• [STORED DATA]
------------------------------------------------------------
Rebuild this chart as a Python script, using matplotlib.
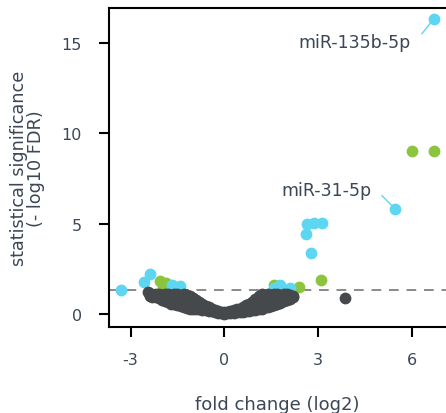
import matplotlib
matplotlib.use("Agg")
import matplotlib.pyplot as plt

# ---- data ----
gray_x = [-2.45,
          -2.38, -2.38,
          -2.30, -2.30,
          -2.20, -2.20,
          -2.10, -2.10, -2.10,
          -2.00, -2.00,
          -1.90, -1.90, -1.90,
          -1.80, -1.80, -1.80,
          -1.70, -1.70, -1.70,
          -1.60, -1.60, -1.60, -1.60,
          -1.50, -1.50, -1.50,
          -1.40, -1.40, -1.40, -1.40,
          -1.30, -1.30, -1.30, -1.30,
          -1.20, -1.20, -1.20,
          -1.10, -1.10, -1.10, -1.10,
          -1.00, -1.00, -1.00,
          -0.90, -0.90, -0.90,
          -0.80, -0.80, -0.80,
          -0.70, -0.70, -0.70,
          -0.60, -0.60,
          -0.50, -0.50,
          -0.40, -0.40,
          -0.30, -0.30,
          -0.20, -0.20,
          -0.10, -0.10,
          0.00, 0.00,
          0.10, 0.10,
          0.20, 0.20,
          0.30, 0.30,
          0.40, 0.40,
          0.50, 0.50,
          0.60, 0.60,
          0.70, 0.70,
          0.80, 0.80, 0.80,
          0.90, 0.90, 0.90,
          1.00, 1.00, 1.00,
          1.10, 1.10, 1.10,
          1.20, 1.20, 1.20, 1.20,
          1.30, 1.30, 1.30,
          1.40, 1.40, 1.40, 1.40,
          1.50, 1.50, 1.50,
          1.60, 1.60, 1.60,
          1.70, 1.70, 1.70,
          1.80, 1.80, 1.80,
          1.90, 1.90, 1.90,
          2.00, 2.00, 2.00,
          2.10, 2.10,
          2.20, 2.20,
          3.88]
gray_y = [1.20,
          1.05, 0.98,
          1.10, 0.95,
          1.08, 0.92,
          1.10, 0.98, 0.86,
          1.05, 0.80,
          1.08, 0.90, 0.72,
          1.10, 0.95, 0.66,
          1.05, 0.82, 0.58,
          1.08, 0.88, 0.68, 0.53,
          1.10, 0.75, 0.48,
          1.05, 0.90, 0.62, 0.42,
          1.08, 0.80, 0.55, 0.38,
          1.05, 0.70, 0.34,
          1.00, 0.78, 0.50, 0.30,
          0.90, 0.60, 0.29,
          0.80, 0.50, 0.27,
          0.68, 0.42, 0.25,
          0.55, 0.35, 0.23,
          0.45, 0.20,
          0.38, 0.18,
          0.30, 0.14,
          0.22, 0.10,
          0.16, 0.07,
          0.12, 0.04,
          0.10, 0.02,
          0.12, 0.04,
          0.15, 0.06,
          0.20, 0.08,
          0.25, 0.10,
          0.30, 0.12,
          0.38, 0.13,
          0.48, 0.15,
          0.58, 0.30, 0.18,
          0.68, 0.40, 0.20,
          0.85, 0.50, 0.23,
          0.98, 0.60, 0.26,
          1.08, 0.75, 0.45, 0.30,
          1.05, 0.80, 0.36,
          1.10, 0.85, 0.60, 0.40,
          1.05, 0.70, 0.45,
          1.08, 0.80, 0.50,
          1.10, 0.85, 0.56,
          1.05, 0.80, 0.62,
          1.08, 0.88, 0.70,
          1.10, 0.95, 0.78,
          1.05, 0.85,
          1.00, 0.94,
          0.88]

green_x = [6.00, 6.70, 3.10, -2.05, -1.85, -1.95, -1.75, 1.60, 2.38]
green_y = [9.00, 9.00, 1.90, 1.80, 1.72, 1.52, 1.48, 1.60, 1.47]

cyan_x = [6.70, 5.48, 2.65, 2.86, 3.13, 2.62, 2.78, -3.30, -2.37, -2.58,
          -1.68, -1.41, 1.79, 2.10, 1.58]
cyan_y = [16.30, 5.80, 4.98, 5.05, 5.03, 4.42, 3.36, 1.35, 2.22, 1.75,
          1.62, 1.55, 1.60, 1.42, 1.44]

labels = ["miR-135b-5p", "miR-31-5p"]
label_pts = [(6.70, 16.30), (5.48, 5.80)]      # labelled points
label_text_pos = [(5.96, 15.04), (4.73, 6.85)]  # right edge of text
label_line_start = [(6.33, 15.50), (5.05, 6.54)]

x_ticks = [-3, 0, 3, 6]
y_ticks = [0, 5, 10, 15]
fdr_cut = 1.3

# ---- style ----
TXT = "#3b4756"
CYAN = "#5dd6f2"
GREEN = "#8dc43d"
GRAY = "#46494c"
plt.rcParams["font.family"] = ["DejaVu Sans"]
MS = 72

fig = plt.figure(figsize=(4.46, 4.14), dpi=100)
ax = fig.add_axes([0.2444, 0.2077, 0.7556, 0.7706])

ax.axhline(fdr_cut, color="#8a8a8a", lw=1.4, ls=(0, (5, 4)), zorder=1)
ax.scatter(green_x, green_y, s=MS, color=GREEN, lw=0, zorder=2)
ax.scatter(cyan_x, cyan_y, s=MS, color=CYAN, lw=0, zorder=2)
ax.scatter(gray_x, gray_y, s=MS, color=GRAY, lw=0, zorder=3)

for lab, pt, tp, ls in zip(labels, label_pts, label_text_pos, label_line_start):
    ax.plot([ls[0], pt[0]], [ls[1], pt[1]], color=CYAN, lw=1.0, zorder=2)
    ax.text(tp[0], tp[1], lab, ha="right", va="center", fontsize=12.5,
            color=TXT, zorder=4)

ax.set_xlim(-3.69, 7.10)
ax.set_ylim(-0.72, 16.92)
ax.set_xticks(x_ticks)
ax.set_yticks(y_ticks)
ax.set_xticklabels([str(t) for t in x_ticks])
ax.set_yticklabels([str(t) for t in y_ticks])

for side in ["left", "bottom", "top"]:
    ax.spines[side].set_linewidth(1.5)
    ax.spines[side].set_color("black")
ax.spines["right"].set_visible(False)
ax.tick_params(axis="both", direction="out", length=7, width=1.5,
               color="black", labelcolor=TXT, labelsize=11.5)
ax.tick_params(axis="x", pad=11)
ax.tick_params(axis="y", pad=12.5)

ax.set_xlabel("fold change (log2)", fontsize=13, color=TXT, labelpad=20)
ax.set_ylabel("statistical significance\n(- log10 FDR)", fontsize=12.7,
              color=TXT, labelpad=12, linespacing=0.95)

fig.savefig("out.png", dpi=100)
------------------------------------------------------------
• [WORK REQUIRED]
Copy the listing exactly. Any image in it stays out of the copy.

• [COMPLETED TASK]
Rebuild this chart as a Python script, using matplotlib.
import matplotlib
matplotlib.use("Agg")
import matplotlib.pyplot as plt

# ---- data ----
gray_x = [-2.45,
          -2.38, -2.38,
          -2.30, -2.30,
          -2.20, -2.20,
          -2.10, -2.10, -2.10,
          -2.00, -2.00,
          -1.90, -1.90, -1.90,
          -1.80, -1.80, -1.80,
          -1.70, -1.70, -1.70,
          -1.60, -1.60, -1.60, -1.60,
          -1.50, -1.50, -1.50,
          -1.40, -1.40, -1.40, -1.40,
          -1.30, -1.30, -1.30, -1.30,
          -1.20, -1.20, -1.20,
          -1.10, -1.10, -1.10, -1.10,
          -1.00, -1.00, -1.00,
          -0.90, -0.90, -0.90,
          -0.80, -0.80, -0.80,
          -0.70, -0.70, -0.70,
          -0.60, -0.60,
          -0.50, -0.50,
          -0.40, -0.40,
          -0.30, -0.30,
          -0.20, -0.20,
          -0.10, -0.10,
          0.00, 0.00,
          0.10, 0.10,
          0.20, 0.20,
          0.30, 0.30,
          0.40, 0.40,
          0.50, 0.50,
          0.60, 0.60,
          0.70, 0.70,
          0.80, 0.80, 0.80,
          0.90, 0.90, 0.90,
          1.00, 1.00, 1.00,
          1.10, 1.10, 1.10,
          1.20, 1.20, 1.20, 1.20,
          1.30, 1.30, 1.30,
          1.40, 1.40, 1.40, 1.40,
          1.50, 1.50, 1.50,
          1.60, 1.60, 1.60,
          1.70, 1.70, 1.70,
          1.80, 1.80, 1.80,
          1.90, 1.90, 1.90,
          2.00, 2.00, 2.00,
          2.10, 2.10,
          2.20, 2.20,
          3.88]
gray_y = [1.20,
          1.05, 0.98,
          1.10, 0.95,
          1.08, 0.92,
          1.10, 0.98, 0.86,
          1.05, 0.80,
          1.08, 0.90, 0.72,
          1.10, 0.95, 0.66,
          1.05, 0.82, 0.58,
          1.08, 0.88, 0.68, 0.53,
          1.10, 0.75, 0.48,
          1.05, 0.90, 0.62, 0.42,
          1.08, 0.80, 0.55, 0.38,
          1.05, 0.70, 0.34,
          1.00, 0.78, 0.50, 0.30,
          0.90, 0.60, 0.29,
          0.80, 0.50, 0.27,
          0.68, 0.42, 0.25,
          0.55, 0.35, 0.23,
          0.45, 0.20,
          0.38, 0.18,
          0.30, 0.14,
          0.22, 0.10,
          0.16, 0.07,
          0.12, 0.04,
          0.10, 0.02,
          0.12, 0.04,
          0.15, 0.06,
          0.20, 0.08,
          0.25, 0.10,
          0.30, 0.12,
          0.38, 0.13,
          0.48, 0.15,
          0.58, 0.30, 0.18,
          0.68, 0.40, 0.20,
          0.85, 0.50, 0.23,
          0.98, 0.60, 0.26,
          1.08, 0.75, 0.45, 0.30,
          1.05, 0.80, 0.36,
          1.10, 0.85, 0.60, 0.40,
          1.05, 0.70, 0.45,
          1.08, 0.80, 0.50,
          1.10, 0.85, 0.56,
          1.05, 0.80, 0.62,
          1.08, 0.88, 0.70,
          1.10, 0.95, 0.78,
          1.05, 0.85,
          1.00, 0.94,
          0.88]

green_x = [6.00, 6.70, 3.10, -2.05, -1.85, -1.95, -1.75, 1.60, 2.38]
green_y = [9.00, 9.00, 1.90, 1.80, 1.72, 1.52, 1.48, 1.60, 1.47]

cyan_x = [6.70, 5.48, 2.65, 2.86, 3.13, 2.62, 2.78, -3.30, -2.37, -2.58,
          -1.68, -1.41, 1.79, 2.10, 1.58]
cyan_y = [16.30, 5.80, 4.98, 5.05, 5.03, 4.42, 3.36, 1.35, 2.22, 1.75,
          1.62, 1.55, 1.60, 1.42, 1.44]

labels = ["miR-135b-5p", "miR-31-5p"]
label_pts = [(6.70, 16.30), (5.48, 5.80)]      # labelled points
label_text_pos = [(5.96, 15.04), (4.73, 6.85)]  # right edge of text
label_line_start = [(6.33, 15.50), (5.05, 6.54)]

x_ticks = [-3, 0, 3, 6]
y_ticks = [0, 5, 10, 15]
fdr_cut = 1.3

# ---- style ----
TXT = "#3b4756"
CYAN = "#5dd6f2"
GREEN = "#8dc43d"
GRAY = "#46494c"
plt.rcParams["font.family"] = ["DejaVu Sans"]
MS = 72

fig = plt.figure(figsize=(4.46, 4.14), dpi=100)
ax = fig.add_axes([0.2444, 0.2077, 0.7556, 0.7706])

ax.axhline(fdr_cut, color="#8a8a8a", lw=1.4, ls=(0, (5, 4)), zorder=1)
ax.scatter(green_x, green_y, s=MS, color=GREEN, lw=0, zorder=2)
ax.scatter(cyan_x, cyan_y, s=MS, color=CYAN, lw=0, zorder=2)
ax.scatter(gray_x, gray_y, s=MS, color=GRAY, lw=0, zorder=3)

for lab, pt, tp, ls in zip(labels, label_pts, label_text_pos, label_line_start):
    ax.plot([ls[0], pt[0]], [ls[1], pt[1]], color=CYAN, lw=1.0, zorder=2)
    ax.text(tp[0], tp[1], lab, ha="right", va="center", fontsize=12.5,
            color=TXT, zorder=4)

ax.set_xlim(-3.69, 7.10)
ax.set_ylim(-0.72, 16.92)
ax.set_xticks(x_ticks)
ax.set_yticks(y_ticks)
ax.set_xticklabels([str(t) for t in x_ticks])
ax.set_yticklabels([str(t) for t in y_ticks])

for side in ["left", "bottom", "top"]:
    ax.spines[side].set_linewidth(1.5)
    ax.spines[side].set_color("black")
ax.spines["right"].set_visible(False)
ax.tick_params(axis="both", direction="out", length=7, width=1.5,
               color="black", labelcolor=TXT, labelsize=11.5)
ax.tick_params(axis="x", pad=11)
ax.tick_params(axis="y", pad=12.5)

ax.set_xlabel("fold change (log2)", fontsize=13, color=TXT, labelpad=20)
ax.set_ylabel("statistical significance\n(- log10 FDR)", fontsize=12.7,
              color=TXT, labelpad=12, linespacing=0.95)

fig.savefig("out.png", dpi=100)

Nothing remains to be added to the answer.